No, stealing is taking something which doesn't rightfully belong to you, you've yet to establish that the taxed part of your wage doesn't rightfully belong to the government. It's not sufficient to just say that you don't like it, this is a discussion forum, not a blog, we're not interested in your idle opinion.
To argue against government intervention on grounds of injustice you need to say why it is 'just' for you to retain your gross wage and unjust for the government to take it's taxes. The simple fact that it resides for any period of time in your bank account is not a measure of justice.
Ignoring or dismissing this comes across to others that you are being dishonest.

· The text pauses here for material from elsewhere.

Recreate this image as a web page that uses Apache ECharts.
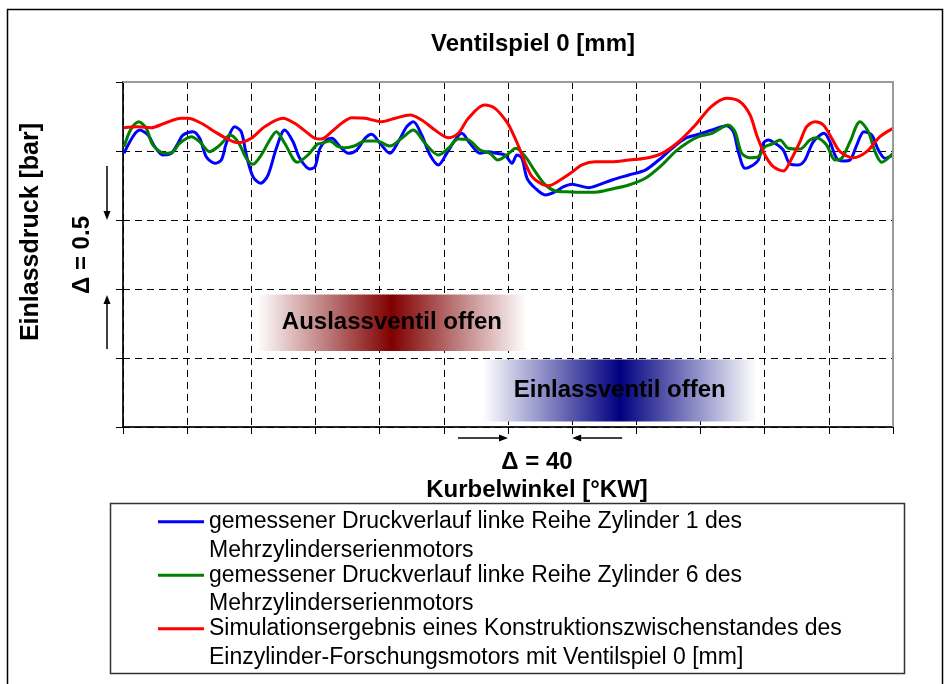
<!DOCTYPE html>
<html lang="de">
<head>
<meta charset="utf-8">
<title>Ventilspiel 0 [mm]</title>
<script src="https://cdn.jsdelivr.net/npm/echarts@6/dist/echarts.min.js"></script>
<style>
    html, body { margin: 0; padding: 0; background: #fff; }
    #chart { width: 952px; height: 684px; }
</style>
</head>
<body>
<div id="chart"></div>
<script>
    // Achsen ohne Zahlen: eine Teilung = 40 °KW bzw. 0.5 bar
    var xRange = [0, 480, 40];
    var yRange = [0, 2.5, 0.5];

    var seriesNames = [
        'gemessener Druckverlauf linke Reihe Zylinder 1 des\nMehrzylinderserienmotors',
        'gemessener Druckverlauf linke Reihe Zylinder 6 des\nMehrzylinderserienmotors',
        'Simulationsergebnis eines Konstruktionszwischenstandes des\nEinzylinder-Forschungsmotors mit Ventilspiel 0 [mm]'
    ];

    var zyl1 = [[0.6,1.983],[10.4,2.152],[15.6,2.116],[19.8,2.031],[24.9,1.971],[30.1,1.983],[34.3,2.056],[37.4,2.116],[43.6,2.140],[47.8,2.092],[51.9,1.959],[57.2,1.911],[61.3,1.935],[64.4,2.056],[69.6,2.176],[73.7,2.140],[76.9,1.971],[81.0,1.814],[85.8,1.766],[90.4,1.826],[95.6,2.020],[100.8,2.152],[106.0,2.067],[110.2,1.947],[116.4,1.870],[119.7,1.886],[122.8,2.020],[127.0,2.080],[130.1,2.092],[135.3,2.031],[140.5,1.983],[145.7,2.007],[150.9,2.092],[155.0,2.121],[160.2,2.056],[166.4,1.983],[171.6,2.067],[176.9,2.176],[181.0,2.212],[186.2,2.116],[191.4,1.971],[196.6,1.899],[201.8,1.983],[207.0,2.080],[211.1,2.128],[216.3,2.056],[222.6,1.983],[227.7,1.995],[233.0,1.983],[238.1,1.971],[242.5,1.911],[245.6,1.971],[248.7,1.947],[251.9,1.802],[257.0,1.730],[263.3,1.681],[269.5,1.705],[274.7,1.741],[279.9,1.759],[284.1,1.749],[290.3,1.734],[296.6,1.754],[304.8,1.790],[315.3,1.826],[325.6,1.862],[334.0,1.935],[342.3,2.020],[350.5,2.092],[358.9,2.121],[367.2,2.152],[376.3,2.183],[380.5,2.140],[383.6,1.995],[387.8,1.875],[392.9,1.899],[396.1,1.935],[399.2,2.056],[402.3,2.080],[406.5,2.056],[411.6,2.007],[415.8,1.906],[421.0,1.899],[425.1,1.935],[430.3,2.067],[437.0,2.128],[440.7,2.067],[444.9,1.947],[449.0,1.928],[453.2,1.935],[457.4,2.043],[461.9,2.140],[466.7,2.116],[470.9,2.007],[475.0,1.947],[480,1.971]];

    var zyl6 = [[0.6,2.031],[5.2,2.164],[9.8,2.212],[14.5,2.164],[18.7,2.043],[26.0,1.983],[31.2,1.995],[35.3,2.056],[42.6,2.104],[47.8,2.067],[54.0,1.995],[59.2,2.031],[63.4,2.080],[66.5,2.116],[71.7,2.067],[76.9,1.947],[81.0,1.904],[86.2,1.971],[91.5,2.080],[95.6,2.140],[100.8,2.056],[108.7,1.918],[115.3,1.971],[121.1,2.049],[123.9,2.056],[129.0,2.072],[134.2,2.031],[138.4,2.024],[144.6,2.038],[150.9,2.072],[158.2,2.072],[166.4,2.036],[173.7,2.092],[181.0,2.152],[188.3,2.056],[196.6,1.971],[202.8,2.020],[209.0,2.087],[215.3,2.080],[222.6,2.007],[228.8,1.983],[233.6,1.935],[239.2,1.971],[245.0,2.020],[250.8,1.959],[257.0,1.850],[263.3,1.754],[269.5,1.710],[275.7,1.705],[284.1,1.701],[294.4,1.701],[304.8,1.725],[315.3,1.754],[325.6,1.802],[336.0,1.899],[344.3,1.995],[352.7,2.067],[358.9,2.104],[367.2,2.128],[377.3,2.188],[381.5,2.140],[385.7,1.983],[390.9,1.951],[396.1,1.959],[400.2,2.031],[404.4,2.049],[409.6,2.080],[414.7,2.020],[422.0,2.014],[428.2,2.080],[432.4,2.096],[438.6,2.043],[443.8,1.935],[448.0,1.947],[453.2,2.067],[459.4,2.212],[464.6,2.140],[468.8,1.995],[473.0,1.918],[480,1.983]];

    var simulation = [[0.6,2.169],[9.4,2.176],[17.6,2.169],[26.0,2.201],[36.3,2.237],[40.5,2.237],[48.8,2.201],[57.2,2.140],[64.4,2.092],[71.7,2.060],[80.0,2.092],[88.3,2.176],[99.7,2.237],[107.0,2.201],[115.3,2.128],[119.7,2.092],[123.9,2.087],[130.1,2.140],[136.3,2.201],[142.6,2.241],[150.9,2.237],[161.3,2.212],[169.6,2.237],[178.9,2.261],[186.2,2.225],[194.5,2.152],[202.8,2.096],[209.0,2.128],[215.3,2.237],[225.2,2.333],[231.9,2.309],[239.2,2.212],[242.5,2.140],[246.7,2.031],[250.8,1.911],[255.0,1.814],[261.2,1.759],[265.4,1.749],[271.6,1.783],[278.9,1.838],[286.1,1.899],[294.4,1.922],[304.8,1.922],[315.3,1.935],[325.6,1.947],[336.0,1.983],[346.4,2.067],[356.8,2.188],[366.7,2.321],[376.3,2.382],[384.6,2.357],[390.9,2.261],[395.0,2.116],[400.2,1.971],[405.4,1.886],[411.6,1.855],[416.9,1.947],[422.0,2.067],[426.2,2.176],[431.4,2.212],[436.6,2.188],[441.8,2.092],[447.0,1.995],[455.3,1.951],[463.6,1.995],[471.9,2.104],[480,2.164]];

    // Ventil-Öffnungsbalken: [x von, x bis, y von, y bis]
    var auslassBand = [83.5, 251.7, 0.55, 0.96];
    var einlassBand = [224.3, 395, 0.04, 0.49];

    // Delta-Pfeile (Zielwerte auf den Achsen)
    var deltaX = [240, 280];
    var deltaY = [1.5, 1.0];

    var boldFont = 'bold 24px "Liberation Sans", Arial, sans-serif';

    function band(r, color, text) {
        return [{
            xAxis: r[0], yAxis: r[3],
            itemStyle: {
                opacity: 1,
                color: new echarts.graphic.LinearGradient(0, 0, 1, 0, [
                    { offset: 0, color: '#ffffff' },
                    { offset: 0.5, color: color },
                    { offset: 1, color: '#ffffff' }
                ])
            },
            label: {
                show: true, position: 'inside', formatter: text,
                color: '#000', fontSize: 24, fontWeight: 'bold', fontFamily: 'Liberation Sans'
            }
        }, { xAxis: r[1], yAxis: r[2] }];
    }

    function arrow(x1, y1, x2, y2) {
        var a = Math.atan2(y2 - y1, x2 - x1);
        var L = 9, W = 3.5;
        var bx = x2 - L * Math.cos(a), by = y2 - L * Math.sin(a);
        var px = -Math.sin(a) * W, py = Math.cos(a) * W;
        return [
            { type: 'line', shape: { x1: x1, y1: y1, x2: bx, y2: by }, style: { stroke: '#000', lineWidth: 1.5 } },
            { type: 'polygon', shape: { points: [[x2, y2], [bx + px, by + py], [bx - px, by - py]] }, style: { fill: '#000' } }
        ];
    }

    var chart = echarts.init(document.getElementById('chart'));
    var lineW = 3;
    var splitStyle = { type: [7, 5], color: '#000', width: 1 };

    chart.setOption({
        animation: false,
        title: {
            text: 'Ventilspiel 0 [mm]',
            left: 528, top: 27, textAlign: 'center',
            textStyle: { fontSize: 24, fontWeight: 'bold', fontFamily: 'Liberation Sans', color: '#000' }
        },
        legend: {
            orient: 'vertical',
            left: 158, top: 479,
            padding: 0,
            itemGap: -32,
            itemWidth: 46, itemHeight: 3,
            icon: 'rect',
            // leere erste Zeile, damit die Linie auf Höhe der ersten Textzeile steht
            formatter: function (name) { return '\n' + name; },
            textStyle: { fontFamily: 'Liberation Sans', fontSize: 23, color: '#000', lineHeight: 28.5 },
            data: seriesNames
        },
        grid: {
            left: 123, top: 82, right: 59, bottom: 257,
            show: true, borderColor: '#9a9a9a', borderWidth: 2
        },
        xAxis: {
            type: 'value', min: xRange[0], max: xRange[1], interval: xRange[2],
            axisLine: { lineStyle: { color: '#000', width: 1.5 } },
            axisTick: { show: true, length: 7, lineStyle: { color: '#000' } },
            axisLabel: { show: false },
            splitLine: { show: true, lineStyle: splitStyle }
        },
        yAxis: {
            type: 'value', min: yRange[0], max: yRange[1], interval: yRange[2],
            axisLine: { show: true, lineStyle: { color: '#000', width: 1.5 } },
            axisTick: { show: true, length: 7, lineStyle: { color: '#000' } },
            axisLabel: { show: false },
            splitLine: { show: true, lineStyle: splitStyle }
        },
        series: [
            {
                name: seriesNames[0], type: 'line', data: zyl1, symbol: 'none', smooth: 0.3,
                color: '#0000ff', lineStyle: { width: lineW, color: '#0000ff' },
                markArea: {
                    silent: true,
                    data: [band(auslassBand, '#800000', 'Auslassventil offen'),
                           band(einlassBand, '#000080', 'Einlassventil offen')]
                }
            },
            {
                name: seriesNames[1], type: 'line', data: zyl6, symbol: 'none', smooth: 0.3,
                color: '#008000', lineStyle: { width: lineW, color: '#008000' }
            },
            {
                name: seriesNames[2], type: 'line', data: simulation, symbol: 'none', smooth: 0.3,
                color: '#ff0000', lineStyle: { width: lineW, color: '#ff0000' }
            }
        ]
    });

    // Beschriftungen und Pfeile relativ zu den Achsen
    var xa = chart.convertToPixel({ xAxisIndex: 0 }, deltaX[0]);
    var xb = chart.convertToPixel({ xAxisIndex: 0 }, deltaX[1]);
    var ya = chart.convertToPixel({ yAxisIndex: 0 }, deltaY[0]);
    var yb = chart.convertToPixel({ yAxisIndex: 0 }, deltaY[1]);
    var x0 = chart.convertToPixel({ xAxisIndex: 0 }, xRange[0]);
    var x1 = chart.convertToPixel({ xAxisIndex: 0 }, xRange[1]);
    var y0 = chart.convertToPixel({ yAxisIndex: 0 }, yRange[0]);
    var y1 = chart.convertToPixel({ yAxisIndex: 0 }, yRange[1]);
    var arrowY = 438, arrowX = 107;
    var borderStyle = { stroke: '#9a9a9a', lineWidth: 2 };

    var gfx = [
        { type: 'rect', shape: { x: 7.5, y: 9.5, width: 935, height: 720 }, style: { fill: 'none', stroke: '#000', lineWidth: 1.5 }, silent: true },
        { type: 'rect', shape: { x: 110.5, y: 503.5, width: 794, height: 170 }, style: { fill: 'none', stroke: '#333', lineWidth: 1.5 }, silent: true, z: -1 },
        // graue Rahmenlinien oben und rechts über den gestrichelten Gitterlinien
        { type: 'line', z: 100, shape: { x1: x0, y1: y1, x2: x1, y2: y1 }, style: borderStyle },
        { type: 'line', z: 100, shape: { x1: x1, y1: y1, x2: x1, y2: y0 }, style: borderStyle },
        { type: 'text', x: 31, y: 232, rotation: Math.PI / 2,
          style: { text: 'Einlassdruck [bar]', font: 'bold 25px "Liberation Sans", Arial, sans-serif', fill: '#000', align: 'center', verticalAlign: 'middle' } },
        { type: 'text', x: 82, y: 255, rotation: Math.PI / 2,
          style: { text: 'Δ = 0.5', font: boldFont, fill: '#000', align: 'center', verticalAlign: 'middle' } },
        { type: 'text', x: 537, y: 462,
          style: { text: 'Δ = 40', font: boldFont, fill: '#000', align: 'center', verticalAlign: 'middle' } },
        { type: 'text', x: 537, y: 490,
          style: { text: 'Kurbelwinkel [°KW]', font: boldFont, fill: '#000', align: 'center', verticalAlign: 'middle' } }
    ];
    gfx = gfx.concat(arrow(xa - 50, arrowY, xa, arrowY));
    gfx = gfx.concat(arrow(xb + 50, arrowY, xb, arrowY));
    gfx = gfx.concat(arrow(arrowX, ya - 54, arrowX, ya));
    gfx = gfx.concat(arrow(arrowX, yb + 60, arrowX, yb + 6));

    chart.setOption({ graphic: gfx });
</script>
</body>
</html>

And if you are dishonest in your dealings here, how can anyone believe your world where everyone is honest and good?
It’s a faith of mine, but one founded on experience, that in the absence of state power a majority of free people will not resort tyranny, theft, murder, and they should have the means and ability to defend themselves against those who would.
People are greedy and selfish and make many bad decisions, and that’s one of the many reasons why I do not want to give them power over others. It’s a faith of mine, but one founded on experience, that in the absence of state power a majority of free people will not resort tyranny, theft, murder, and they should have the means and ability to defend themselves against those who would.
So your argument is either pointless whinging or lacks foundation.
The issue is what is just, not why people fear laissez faire. People fear laissez faire because they think it unjust. It's only sociopaths like you who think hoarding all the capital you can get your hands on is 'just'. The rest of us think justice is about what people deserve to get, not what people can get.
So perhaps rather than asserting the red herrings which are the first two you could actually address @frank's claim which is the third. To back up his claim, see The Financial Crisis Inquiry Report:
This is why a laissez-faire economy can't work. Contrary to your naive idealism, people are greedy and selfish and make many bad decisions. A democratically-elected government is the best tool we have to protect ourselves.